Three Paradoxes In Our Life

30th September 2020

Author: Pramod Veturi, CEO - International Business

When I am in coaching conversations, things get confusing sometimes. In some situations, the course of action could be “Be proactive, go out there, push or hustle,” and in some other situations, the course of action could be “Don’t push too hard. Give your best and let things pan out.”

Our life is all about the choices we get to exercise. What choice to exercise when? This is always a dilemma. Most of our choices fall into one of three categories. Should I take action, or should I not. My Feelings, should I follow them, or should I not? Should I Focus on something, or should I not?

These are three typical paradoxes of our life.

 

Action Paradox

You want the General Manager of your firm to be your mentor. You approach him. He says he can’t take you as a mentee because he does not have the time. You keep pushing him repeatedly even though he has said no. Eventually, he accedes to your request and takes you under his wings.

There is a Prospect to whom a salesperson has pitched a product. The prospect is stalling. The salesperson keeps pushing the client for the order. The more he does that, the more the prospect clams up, and the sale never happens. Action orientation in this situation is counterproductive.

In the first example, the more persistent you are, the better the result is. In the second example, the harder the sales push, the more elusive the deal.

So, when should we push, and when should we step back? 

Ask yourself what will happen if the decision is not in your favor?. If the outcome impacts you negatively, it probably means you are too attached to the decision. It may be a good time to step back. However, if you are not worried about the outcome, whether it goes in your favor or against you, then it is a good indication that you should push through aggressively.

 

Feelings Paradox

Your feelings guide you reliably in some situations, but your feelings betray you entirely in some other situations.

You are interviewing a few candidates for a role. You have shortlisted three candidates on merit. In making your final call, you have a gut feeling about one of them. You take the call, and the candidate turns out to be an absolute winner.

In contrast, a friend gives you are a stock tip. You get excited. The input from your friend biases your mind. It must be good if my friend is saying so. You have a good feeling about it. You back your feeling and invest. The decision proves to be disastrous.
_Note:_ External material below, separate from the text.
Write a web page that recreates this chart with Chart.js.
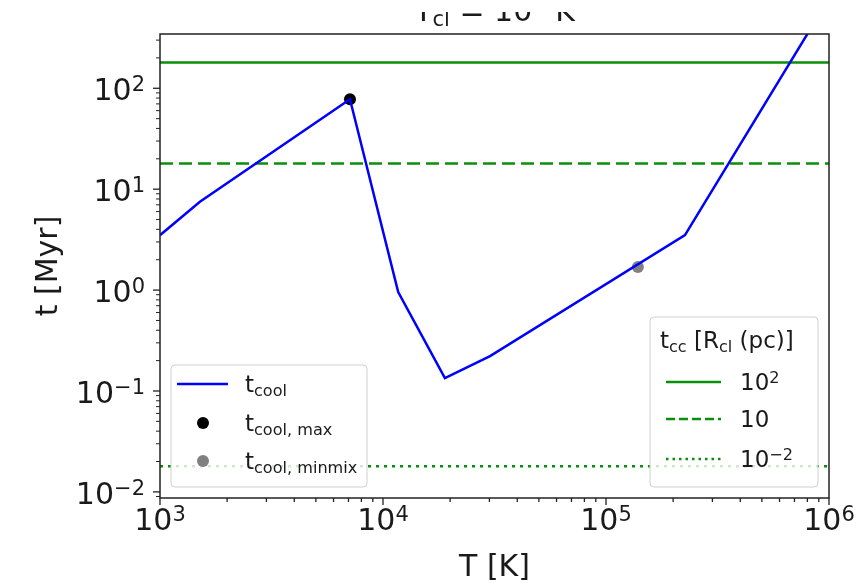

Same gut-wrong outcomes. When should we allow our feelings to influence our decision, and when should we not?

When you are making a decision, look at your feelings. Are they driven by negative emotions like Greed, Fear, anger, etc., step back. If so, your feelings are very likely clouding your judgment. In such situations, rely on facts and information to help you make the right decision. On the other hand, you have all the necessary information to make an informed decision, but all things equal, you are faced with the dilemma of deciding. Let your feelings guide you.

 

Paradox Of Focus

You need to complete a project report. Unfortunately, you are not feeling inspired to start the work. You remind yourself that you have a deadline to meet. Setting your feelings aside, you get to work. You struggle and you feel like you are plodding. Despite your internal resistance, you work for 4 hours straight, and you knock off the report.

You have to prepare an innovative sales proposal, and you are struggling. However hard you try to focus, you struggle to come up with creative options. You decide to take a break. You go for a walk or sleep over the problem. The answer comes through like a flash of inspiration.

When do I push through the pain barrier and keep focus, and when do I take a break and let my subconscious mind resolve it?

Anything that requires disciplined effort, you should commit time no matter what. However, if something needs creative output, it may be worthwhile to let your mind work behind the scenes to come up with some solutions. Operational tasks-Show up with discipline and complete them. Creative tasks- You can procrastinate and let your subconscious mind gather as much information as possible to help you with an innovative solution.